I sometimes wonder if there is a confusion over the use of
listening sticks, a widely used simple device to help you hear the rushing sound of water escaping from a crack in a pipe. It works like the old-fashion glass beaker against a wall or door to hear what people are saying in the next room, which does work very well if you try it. Though sound gets transferred and you can't reliably say, it seems loudest here, this is where to dig. Leak location is difficult. Even when it is spurting out of a crack in the paving, the actual leak may be surprisingly far away.
In the road I live in, well beyond the houses, they once dug a series of about 30 holes at about 5m intervals to try and find a gas leak. I could smell the gas in still conditions, when cycling down the road, and reported it. You can imagine someone using dowsing as an alternate form of coin-tossing to decide where to dig first.
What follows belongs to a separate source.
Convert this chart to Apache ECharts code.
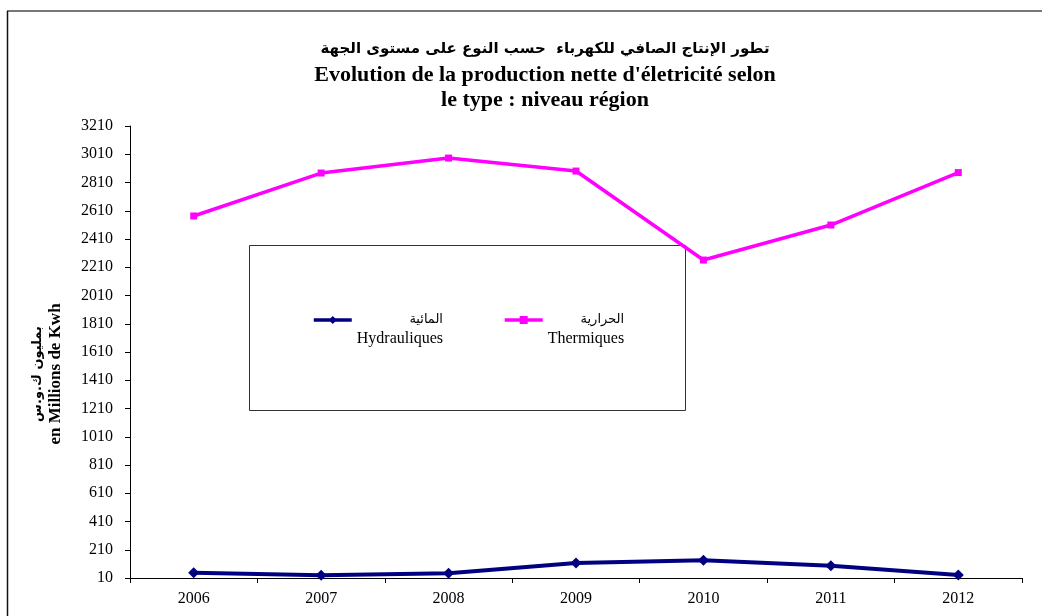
<!DOCTYPE html>
<html>
<head>
<meta charset="utf-8">
<script src="https://cdn.jsdelivr.net/npm/echarts@6/dist/echarts.min.js"></script>
<style>
html, body { margin: 0; padding: 0; background: #fff; }
#main { width: 1042px; height: 616px; }
</style>
</head>
<body>
<div id="main"></div>
<script>
var years = ['2006', '2007', '2008', '2009', '2010', '2011', '2012'];
var hydrauliques = [47, 29, 43, 116, 135, 97, 31];
var thermiques = [2573, 2877, 2983, 2891, 2261, 2509, 2880];
var yMin = 10, yMax = 3210, yStep = 200;

var serif = '"Liberation Serif", "Times New Roman", "DejaVu Sans", serif';
var arabic = '"DejaVu Sans", "Liberation Sans", sans-serif';

var chart = echarts.init(document.getElementById('main'));
chart.setOption({
	backgroundColor: '#fff',
	animation: false,
	title: {
		left: 540,
		top: 30,
		textAlign: 'center',
		text: '{ar|تطور الإنتاج الصافي للكهرباء  حسب النوع على مستوى الجهة}\n{fr|Evolution de la production nette d\'életricité selon}\n{fr|le type : niveau région}',
		textStyle: {
			rich: {
				ar: { fontFamily: arabic, fontWeight: 'bold', fontSize: 15, lineHeight: 28, color: '#000' },
				fr: { fontFamily: serif, fontWeight: 'bold', fontSize: 22, lineHeight: 25, color: '#000' }
			}
		}
	},
	grid: { left: 130, right: 20, top: 126, bottom: 38 },
	legend: {
		left: 312,
		top: 296,
		padding: 0,
		itemGap: 60,
		itemWidth: 38,
		itemHeight: 10,
		data: [
			{ name: 'Hydrauliques', lineStyle: { width: 3.5 } },
			{ name: 'Thermiques', lineStyle: { width: 3.5 } }
		],
		formatter: function (name) {
			var ar = name === 'Hydrauliques' ? 'المائية' : 'الحرارية';
			return '{sp| }\n{ar|' + ar + '}\n{fr|' + name + '}';
		},
		textStyle: {
			rich: {
				sp: { fontSize: 10, lineHeight: 20 },
				ar: { fontFamily: arabic, fontSize: 13, lineHeight: 18, align: 'right', color: '#000' },
				fr: { fontFamily: serif, fontSize: 16, lineHeight: 20, align: 'right', color: '#000' }
			}
		}
	},
	xAxis: {
		type: 'category',
		data: years,
		boundaryGap: true,
		axisLine: { lineStyle: { color: '#000', width: 1 } },
		axisTick: { show: true, length: 5, lineStyle: { color: '#000' } },
		axisLabel: { fontFamily: serif, fontSize: 16, color: '#000', margin: 13 }
	},
	yAxis: {
		type: 'value',
		min: yMin,
		max: yMax,
		interval: yStep,
		splitLine: { show: false },
		axisLine: { show: true, lineStyle: { color: '#000', width: 1 } },
		axisTick: { show: true, length: 5, lineStyle: { color: '#000' } },
		axisLabel: {
			fontFamily: serif, fontSize: 16, color: '#000', margin: 17,
			formatter: function (v) { return String(v); }
		}
	},
	graphic: [
		{ type: 'line', shape: { x1: 7, y1: 11, x2: 1042, y2: 11 }, style: { stroke: '#777', lineWidth: 2 }, z: 1 },
		{ type: 'line', shape: { x1: 7.5, y1: 11, x2: 7.5, y2: 616 }, style: { stroke: '#111', lineWidth: 1.5 }, z: 1 },
		{ type: 'rect', shape: { x: 249.5, y: 245.5, width: 436, height: 165 }, style: { fill: '#fff', stroke: '#333', lineWidth: 1 }, z: 0 },
		{
			type: 'text', x: 47, y: 374, rotation: Math.PI / 2,
			style: {
				text: '{ar|بمليون ك.و.س}\n{fr|en Millions de Kwh}',
				align: 'center', verticalAlign: 'middle',
				rich: {
					ar: { fontFamily: arabic, fontWeight: 'bold', fontSize: 13, lineHeight: 17, align: 'center', fill: '#000' },
					fr: { fontFamily: serif, fontWeight: 'bold', fontSize: 17, lineHeight: 18, align: 'center', fill: '#000' }
				}
			}
		}
	],
	series: [
		{
			name: 'Hydrauliques',
			type: 'line',
			data: hydrauliques,
			symbol: 'diamond',
			symbolSize: 11,
			color: '#000080',
			lineStyle: { width: 4, color: '#000080' },
			itemStyle: { color: '#000080' },
			z: 3
		},
		{
			name: 'Thermiques',
			type: 'line',
			data: thermiques,
			symbol: 'rect',
			symbolSize: 7,
			color: '#ff00ff',
			lineStyle: { width: 3.5, color: '#ff00ff' },
			itemStyle: { color: '#ff00ff' },
			z: 3
		}
	]
});
</script>
</body>
</html>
The Catholic church did explicitly ban dowsing in mediaeval times on grounds of occultism. When protestant churches came into existence, they also applied that ban. So it could get you into trouble over dowsing for an extended period of time, not just during the witch hunt hysteria/purge.
Dowsing was often to find metal ores, and other things, rather than just water as we tend to associate it today. Ironically, at one point it was used for a time in France to detect witches and other guilty miscreants, and that had to get banned too.